Currently there are about 10 teams of scientists devising experiments to discern the elusive moment when a stray WIMP nudges an atom of ordinary matter, but the latest version of XENON will be by far the most sensitive. All the experiments are lodged far below Earth’s surface to shield the detectors from background radiation. The Italian Gran Sasso National Laboratory is located nearly 4,600 feet beneath the top of a mountain, in caverns off a highway tunnel.

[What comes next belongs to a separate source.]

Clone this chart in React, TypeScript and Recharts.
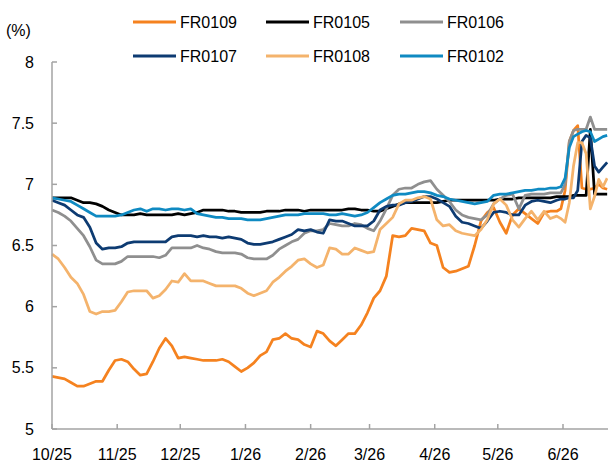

XENON100 is a scaled-up version of XENON10, one of Aprile’s earlier dark-matter experiments. It uses liquid xenon, an inert gas at room temperature, to catch WIMPs. The detector is a stainless-steel cylinder surrounded by a protective “castle” made of two kinds of lead and a layer of polyethylene to screen out residual background interference. Inside, 330 pounds of xenon will be chilled to –140 degrees Fahrenheit. Xenon’s attractive property is that it gives off a brief flash of light if a WIMP bumps into the nucleus of one of its atoms. A set of sensors on the cylinder bottom records this signal, while sensors on top detect the minuscule release of electrons liberated by the WIMP. By reading the two signals and measuring the time interval between them, researchers can fix the point of impact within the cylinder in three dimensions.

Dark matter is not necessarily composed of WIMPs—theorists have identified a host of other possible dark-matter particles—but they are the leading candidates because their presence would close a loophole in the reigning theory of particle physics, called the standard model. To address this discrepancy, scientists have proposed that all particles have large-mass counterparts, or superpartners. The neutralino, even with a mass at least 50 times that of a proton, would be the lightest of these. It is a prime WIMP candidate.

If XENON100 uncovers the long-rumored neutralino, it will mark another huge step in science’s grand humbling of humanity. “Copernicus discovered we’re not the center of the universe,” says Yale physicist Daniel McKinsey, a member of the XENON10 team. “If we find dark matter, we will discover that we are not even made of the stuff that composes most of the universe.”